Déclaré réélu à la majorité simple de 38 %, le président malawite, Peter Mutharika, aura désormais le sommeil trouble. La Cour constitutionnelle vient, en effet, de mettre du sable dans son couscous en annulant le scrutin présidentiel du 21 mai 2019, au motif qu’il n’a été ni libre ni transparent. Pour la plus haute juridiction malawite, de nombreuses et importantes irrégularités ont été constatées lors des élections tant et si bien que le résultat a été compromis. Sauf  donc s’il décide de faire comme l’y autorisent les textes, à savoir faire appel, Peter Mutharika n’est plus le président réélu puisque conformément  à la décision des juges, de nouvelles élections devraient être organisées dans les 150 jours qui suivent . Et ce n’est pas tout. Le plus haut tribunal du Malawi semble remettre en cause toute l’histoire politique du pays en déclarant que ni le président Mutharika ni la plupart de ses prédécesseurs qui n’ont pas obtenu depuis 1994, la majorité absolue des voix, n’ont été  « dûment élus » . La Cour constitutionnelle malawite voudrait se montrer indépendante qu’elle ne s’y prendrait pas autrement ; elle qui, neuf mois après le scrutin, a décidé de remettre les pendules à zéro. C’est tout à son honneur quand on sait que sous nos tropiques, les plus hautes juridictions passent pour être des caisses de résonance des régimes en place, tant et si bien qu’il ne vient à l’esprit d’aucun juge d’aller contre la volonté des princes régnants. Qu’elle décide donc de prendre à contrepied le président Mutharika qui croyait la tempête passée, est une preuve de courage de la part de la Cour constitutionnelle. Car, elle refuse d’être au service d’un homme, fût-il le chef de l’Etat, en disant le droit.

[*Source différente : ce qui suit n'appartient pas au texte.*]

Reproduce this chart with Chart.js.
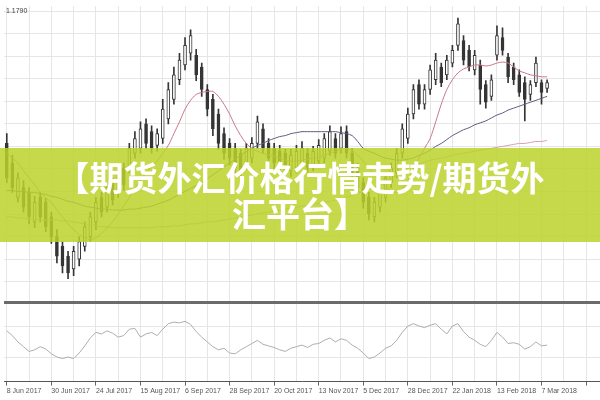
<!DOCTYPE html>
<html>
<head>
<meta charset="utf-8">
<script src="https://cdn.jsdelivr.net/npm/chart.js@4.4.1/dist/chart.umd.min.js"></script>
<style>
  body { margin: 0; background: #fff; }
  #wrap { position: relative; width: 600px; height: 400px; overflow: hidden; }
  #banner {
    position: absolute; left: 0; top: 148px; width: 600px; height: 94px;
    background: rgba(187, 210, 43, 0.85);
    display: flex; flex-direction: column; align-items: center; justify-content: center;
    color: #fff; font-family: "Noto Sans CJK SC", sans-serif; font-weight: 700;
    font-size: 34px; line-height: 36px; text-align: center;
  }
</style>
</head>
<body>
<div id="wrap">
  <canvas id="chart" width="600" height="400"></canvas>
  <div id="banner"><div>【期货外汇价格行情走势/期货外</div><div>汇平台】</div></div>
</div>
<script>
'use strict';

// date labels, one every 8 candles
const dates = ['8 Jun 2017','30 Jun 2017','24 Jul 2017','15 Aug 2017','6 Sep 2017','28 Sep 2017','20 Oct 2017',
               '13 Nov 2017','5 Dec 2017','28 Dec 2017','22 Jan 2018','13 Feb 2018','7 Mar 2018'];
const slots = 107;

const open = [1.1520,1.1480,1.1410,1.1430,1.1420,1.1360,1.1410,1.1400,1.1370,1.1330,
  1.1310,1.1290,1.1264,1.1284,1.1310,1.1330,1.1360,1.1410,1.1390,1.1440,
  1.1420,1.1470,1.1470,1.1500,1.1510,1.1560,1.1544,1.1516,1.1530,1.1570,
  1.1610,1.1650,1.1680,1.1704,1.1700,1.1676,1.1630,1.1610,1.1580,1.1540,
  1.1520,1.1510,1.1500,1.1480,1.1490,1.1520,1.1550,1.1520,1.1510,1.1504,
  1.1500,1.1464,1.1470,1.1480,1.1500,1.1476,1.1484,1.1490,1.1504,1.1530,
  1.1510,1.1544,1.1500,1.1470,1.1440,1.1410,1.1370,1.1390,1.1410,1.1440,
  1.1460,1.1500,1.1530,1.1580,1.1640,1.1600,1.1630,1.1650,1.1676,1.1660,
  1.1684,1.1720,1.1730,1.1710,1.1670,1.1680,1.1640,1.1616,1.1700,1.1736,
  1.1696,1.1676,1.1660,1.1644,1.1620,1.1644,1.1644,1.1632];
const close = [1.1450,1.1430,1.1450,1.1390,1.1370,1.1400,1.1370,1.1350,1.1330,1.1290,
  1.1270,1.1256,1.1300,1.1320,1.1350,1.1370,1.1400,1.1380,1.1430,1.1404,
  1.1460,1.1436,1.1510,1.1530,1.1550,1.1520,1.1510,1.1540,1.1590,1.1630,
  1.1660,1.1690,1.1720,1.1740,1.1660,1.1630,1.1590,1.1550,1.1520,1.1500,
  1.1490,1.1470,1.1464,1.1510,1.1520,1.1564,1.1510,1.1490,1.1480,1.1470,
  1.1460,1.1496,1.1504,1.1510,1.1470,1.1504,1.1516,1.1530,1.1544,1.1500,
  1.1540,1.1500,1.1460,1.1430,1.1400,1.1376,1.1400,1.1420,1.1450,1.1470,
  1.1500,1.1550,1.1580,1.1630,1.1600,1.1630,1.1670,1.1690,1.1644,1.1690,
  1.1710,1.1764,1.1690,1.1676,1.1700,1.1630,1.1604,1.1650,1.1740,1.1710,
  1.1656,1.1650,1.1624,1.1610,1.1640,1.1684,1.1624,1.1644];
const high = [1.1540,1.1496,1.1460,1.1444,1.1430,1.1412,1.1420,1.1408,1.1380,1.1344,
  1.1320,1.1300,1.1310,1.1330,1.1360,1.1380,1.1410,1.1420,1.1440,1.1450,
  1.1470,1.1480,1.1520,1.1544,1.1564,1.1570,1.1556,1.1550,1.1610,1.1644,
  1.1676,1.1704,1.1736,1.1752,1.1712,1.1684,1.1640,1.1620,1.1590,1.1552,
  1.1530,1.1520,1.1508,1.1520,1.1532,1.1576,1.1560,1.1530,1.1520,1.1516,
  1.1508,1.1508,1.1516,1.1524,1.1510,1.1514,1.1528,1.1540,1.1556,1.1540,
  1.1554,1.1556,1.1510,1.1480,1.1450,1.1420,1.1410,1.1430,1.1460,1.1480,
  1.1510,1.1560,1.1592,1.1640,1.1650,1.1640,1.1680,1.1704,1.1684,1.1700,
  1.1720,1.1776,1.1740,1.1720,1.1710,1.1690,1.1648,1.1660,1.1760,1.1756,
  1.1704,1.1684,1.1670,1.1656,1.1648,1.1696,1.1650,1.1650];
const low = [1.1440,1.1420,1.1400,1.1380,1.1356,1.1348,1.1360,1.1340,1.1316,1.1276,
  1.1256,1.1244,1.1250,1.1270,1.1300,1.1320,1.1344,1.1370,1.1380,1.1394,
  1.1410,1.1424,1.1460,1.1490,1.1500,1.1510,1.1500,1.1504,1.1520,1.1560,
  1.1600,1.1640,1.1670,1.1690,1.1648,1.1616,1.1576,1.1536,1.1508,1.1488,
  1.1476,1.1456,1.1452,1.1468,1.1480,1.1510,1.1500,1.1480,1.1468,1.1460,
  1.1448,1.1452,1.1460,1.1470,1.1460,1.1464,1.1476,1.1480,1.1496,1.1490,
  1.1500,1.1490,1.1448,1.1420,1.1388,1.1364,1.1360,1.1380,1.1400,1.1430,
  1.1450,1.1490,1.1520,1.1570,1.1590,1.1590,1.1620,1.1640,1.1636,1.1650,
  1.1676,1.1710,1.1680,1.1668,1.1660,1.1600,1.1592,1.1608,1.1690,1.1700,
  1.1644,1.1640,1.1616,1.1566,1.1608,1.1636,1.1600,1.1624];

// moving averages
const maFast = [1.1500,1.1490,1.1480,1.1464,1.1450,1.1436,1.1420,1.1408,1.1400,1.1384,
  1.1370,1.1356,1.1344,1.1334,1.1328,1.1324,1.1328,1.1336,1.1348,1.1360,
  1.1376,1.1392,1.1410,1.1428,1.1444,1.1460,1.1472,1.1484,1.1500,1.1516,
  1.1540,1.1564,1.1590,1.1608,1.1620,1.1624,1.1626,1.1626,1.1616,1.1600,
  1.1580,1.1556,1.1536,1.1520,1.1510,1.1504,1.1500,1.1496,1.1494,1.1490,
  1.1486,1.1484,1.1484,1.1486,1.1488,1.1490,1.1492,1.1496,1.1500,1.1504,
  1.1508,1.1510,1.1506,1.1496,1.1484,1.1470,1.1456,1.1444,1.1432,1.1424,
  1.1420,1.1428,1.1444,1.1470,1.1490,1.1510,1.1530,1.1564,1.1600,1.1630,
  1.1650,1.1664,1.1672,1.1676,1.1680,1.1680,1.1678,1.1680,1.1684,1.1686,
  1.1684,1.1676,1.1668,1.1664,1.1660,1.1658,1.1656,1.1656];
const maMid = [1.1424,1.1424,1.1422,1.1422,1.1420,1.1420,1.1418,1.1416,1.1412,1.1410,
  1.1406,1.1402,1.1400,1.1396,1.1392,1.1390,1.1388,1.1386,1.1386,1.1384,
  1.1384,1.1384,1.1386,1.1386,1.1388,1.1390,1.1392,1.1396,1.1400,1.1404,
  1.1410,1.1416,1.1422,1.1428,1.1434,1.1440,1.1448,1.1456,1.1464,1.1472,
  1.1480,1.1488,1.1496,1.1504,1.1510,1.1516,1.1520,1.1526,1.1530,1.1534,
  1.1536,1.1540,1.1542,1.1544,1.1544,1.1544,1.1544,1.1544,1.1544,1.1544,
  1.1542,1.1540,1.1536,1.1524,1.1510,1.1504,1.1500,1.1494,1.1490,1.1488,
  1.1486,1.1486,1.1488,1.1490,1.1496,1.1500,1.1506,1.1514,1.1520,1.1528,
  1.1536,1.1542,1.1548,1.1552,1.1558,1.1562,1.1566,1.1572,1.1578,1.1582,
  1.1588,1.1592,1.1596,1.1600,1.1604,1.1608,1.1612,1.1616];
const maSlow = [1.1370,1.1370,1.1368,1.1368,1.1366,1.1366,1.1364,1.1364,1.1364,1.1364,
  1.1362,1.1362,1.1360,1.1358,1.1356,1.1354,1.1352,1.1350,1.1350,1.1348,
  1.1348,1.1348,1.1348,1.1348,1.1348,1.1348,1.1348,1.1350,1.1350,1.1350,
  1.1352,1.1352,1.1354,1.1356,1.1356,1.1358,1.1360,1.1360,1.1362,1.1364,
  1.1366,1.1368,1.1370,1.1372,1.1374,1.1376,1.1378,1.1380,1.1382,1.1384,
  1.1386,1.1388,1.1390,1.1392,1.1394,1.1396,1.1398,1.1400,1.1402,1.1404,
  1.1406,1.1410,1.1414,1.1418,1.1422,1.1426,1.1430,1.1436,1.1442,1.1448,
  1.1456,1.1464,1.1470,1.1474,1.1478,1.1482,1.1486,1.1488,1.1490,1.1492,
  1.1496,1.1498,1.1500,1.1502,1.1504,1.1506,1.1508,1.1510,1.1512,1.1514,
  1.1516,1.1518,1.1520,1.1520,1.1522,1.1524,1.1524,1.1526];

// oscillator (RSI)
const rsi = [64,58,50,44,38,40,44,41,35,31,
  29,31,29,36,45,55,62,60,64,61,
  56,58,66,67,56,60,62,58,66,73,
  75,74,76,72,63,56,50,44,40,42,
  36,35,40,44,48,52,47,45,43,40,
  38,42,44,46,43,47,48,52,55,50,
  54,52,46,42,36,29,31,36,42,45,
  52,62,70,73,70,68,71,73,66,60,
  70,73,63,56,52,47,44,52,62,56,
  48,49,47,41,44,50,45,46];

const priceTicks = [1.1790,1.1744,1.1698,1.1652,1.1606,1.1560,1.1514,1.1468,1.1422,1.1376,1.1330,1.1284,1.1238];
const rsiLevels = [30, 70];

let labels = [];
for (let i = 0; i < slots; i++) {
  labels.push(i % 8 === 0 && dates[i / 8] ? dates[i / 8] : '');
}
let wicks = [], bodies = [];
for (let i = 0; i < open.length; i++) {
  wicks.push([low[i], high[i]]);
  bodies.push([open[i], close[i]]);
}
const dark = '#353535';
let isUp = ctx => close[ctx.dataIndex] > open[ctx.dataIndex];

new Chart(document.getElementById('chart'), {
  type: 'bar',
  data: {
    labels: labels,
    datasets: [
      { label: 'maFast', type: 'line', data: maFast, borderColor: '#c97888', borderWidth: 1, pointRadius: 0, tension: 0.3, yAxisID: 'y', order: 0 },
      { label: 'maMid', type: 'line', data: maMid, borderColor: '#5e5c80', borderWidth: 1, pointRadius: 0, tension: 0.3, yAxisID: 'y', order: 0 },
      { label: 'maSlow', type: 'line', data: maSlow, borderColor: '#d6a2aa', borderWidth: 1, pointRadius: 0, tension: 0.3, yAxisID: 'y', order: 0 },
      { label: 'body', data: bodies, yAxisID: 'y', grouped: false, barThickness: 3, borderWidth: 1, borderSkipped: false,
        borderColor: dark, backgroundColor: ctx => isUp(ctx) ? '#ffffff' : dark, order: 1 },
      { label: 'wick', data: wicks, yAxisID: 'y', grouped: false, barThickness: 1, backgroundColor: dark, order: 2 },
      { label: 'rsi', type: 'line', data: rsi, borderColor: '#a9afb3', borderWidth: 1, pointRadius: 0, yAxisID: 'y2', order: 0 }
    ]
  },
  options: {
    responsive: false,
    animation: false,
    devicePixelRatio: 1,
    layout: { padding: { left: 0, right: 0, top: 0, bottom: 4 } },
    plugins: { legend: { display: false }, tooltip: { enabled: false } },
    scales: {
      x: {
        grid: {
          offset: false,
          color: ctx => ctx.index % 4 === 0 ? '#e6e6e6' : 'rgba(0,0,0,0)',
          tickColor: ctx => ctx.index % 8 === 0 ? '#666' : 'rgba(0,0,0,0)',
          tickLength: 4
        },
        border: { color: '#555', width: 1 },
        ticks: {
          autoSkip: false, maxRotation: 0, align: 'start', padding: 1,
          color: '#555', font: { family: 'Liberation Sans', size: 7 },
          callback: (v, i) => labels[i]
        }
      },
      y2: {
        stack: 'panes', stackWeight: 1, min: 0, max: 100,
        afterBuildTicks: scale => { scale.ticks = rsiLevels.concat([100]).map(v => ({ value: v })); },
        grid: {
          drawTicks: false,
          color: ctx => ctx.tick.value === 100 ? '#6b6b6b' : '#e6e6e6',
          lineWidth: ctx => ctx.tick.value === 100 ? 3 : 1
        },
        border: { display: false },
        ticks: { display: false }
      },
      y: {
        stack: 'panes', stackWeight: 3.73, min: 1.1196, max: 1.1800,
        afterBuildTicks: scale => { scale.ticks = priceTicks.map(v => ({ value: v })); },
        grid: { color: '#e6e6e6', drawTicks: false },
        border: { display: false },
        ticks: {
          mirror: true, padding: 2, color: '#444', font: { family: 'Liberation Sans', size: 7 },
          callback: v => v === priceTicks[0] ? v.toFixed(4) : ''
        }
      }
    }
  }
});
</script>
</body>
</html>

On peut regretter que la Cour constitutionnelle ait mis près d’un an, pour vider le contentieux électoral

 

En tout cas, cette décision de la Cour constitutionnelle rappelle ce qui s’est passé au Kenya et aux Comores où les « grands juges », tout en se mettant au -dessus de la mêlée, avaient créé la surprise en annulant des scrutins présidentiels et en ordonnant leur reprise dans le respect des délais constitutionnels. Cela, on s’en souvient, avait déchaîné les passions et fait des gorges chaudes mais les décisions de Justice sont ainsi faites qu’elles ne peuvent pas satisfaire tout le monde.  On comprend dès lors pourquoi le Malawi Congrès Party, arrivé en deuxième position lors de la présidentielle, s’est empressé de féliciter la Cour pour son «  jugement équitable » pendant que le camp présidentiel, lui, préfère se claquemurer dans un silence éloquent. Pourvu que triomphe la démocratie ! C’est tout le mal que l’on puisse souhaiter aux Malawites. Cela dit, s’il est vrai qu’il faut féliciter la Cour constitutionnelle pour avoir dit le droit, on peut tout de même regretter qu’elle ait mis autant de temps, soit près d’un an, pour vider un contentieux électoral que certains Malawites avaient vite fait d’oublier. N’y a-t-il pas lieu de faire en sorte que les recours soient examinés le plus tôt possible comme c’est le cas dans bien des pays où généralement tous les contentieux sont vidés dans un délai maximal d’un mois après le scrutin ? Ainsi, on évitera de remuer le couteau dans une plaie qui avait déjà commencé à se cicatriser.